Seriously, that's a lot of picks. Dude's either the world's biggest ballhawk ever or every QB in the Chicago Catholic League is Mark Sanchez. Somewhere between the two, methinks.

At Northwestern

Kid redshirted last year.

Anagram of choice

Discovering the Wildcats' true inner selves through spelling

Troy Sheppard, anagrammed, is


A good anagram for a safety. Makes hits, shakes it off, makes more hits. Could also refer to Batman in "The Dark Knight Rises." (Could also be: "Hydra Stopper," which is Hercules.) Anyway, it turns out this was one of the deepest anagram pools ever: (Also considered: "Hyped parrots," which is ALL PARROTS, "Spread Trophy," which is NORTHWESTERN'S 2000 BIG TEN CHAMPIONSHIP, BABY!, "Shorty rapped," which is just something true which happens in a lot of rap songs, "Property Dash," which is definitely a TV show on whichever channel shows "Storage Wars," "Hydrate props," which is a slangy way of saying "yo, stay hydrated!", "Padres Trophy," which is the 1998 NL Championship -- or a championship won by Providence Catholic, hypothetically, because priests -- "Prophet yards," which would also probably refer to positive gains by a Catholic school, "Tardy shopper," which is your moms on Dec. 24, and "Sported harpy," which is your least favorite female sideline reporter.

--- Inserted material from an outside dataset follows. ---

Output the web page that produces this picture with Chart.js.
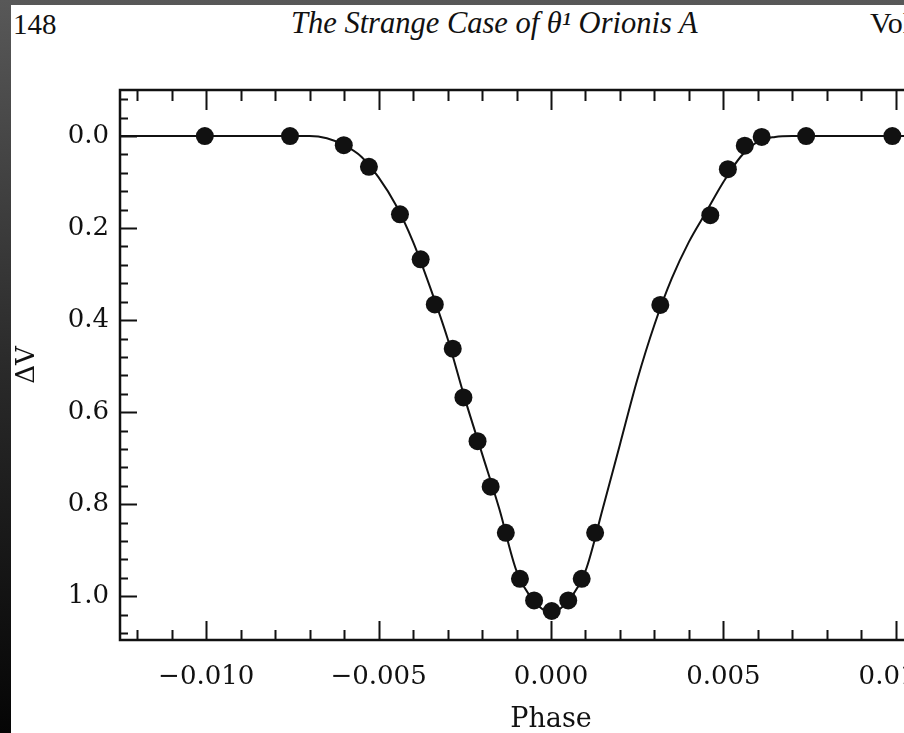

WOAH, that was a lot.)

Relevant musical selection

"We Ready", Pastor Troy

Pastor Troy is one of the guys Lil Jon hangs out with who yells a lot. He is not a pastor. I have never consciously listened to any of his songs, although I was aware of his existence. He does not sound very good at his job at rapping.

How he can help

Well, dude was a sprinter, and from that video, knows how to catch footballs. Can't be bad attributes for a cornerback.

Depth chart projection

We don't have Sheppard cracking the depth chart. Northwestern's cornerback spot isn't THAT deep -- Nick VanHoose, Daniel Jones, and C.J. Bryant seem guaranteed p.t., I can't really track it past there -- but it seems like a stretch to expect reps out of a redshirt freshman walk-on. Walk-on defensive backs have gained roles -- recently Ricky Weina played some relevant snaps -- but generally not as freshmen.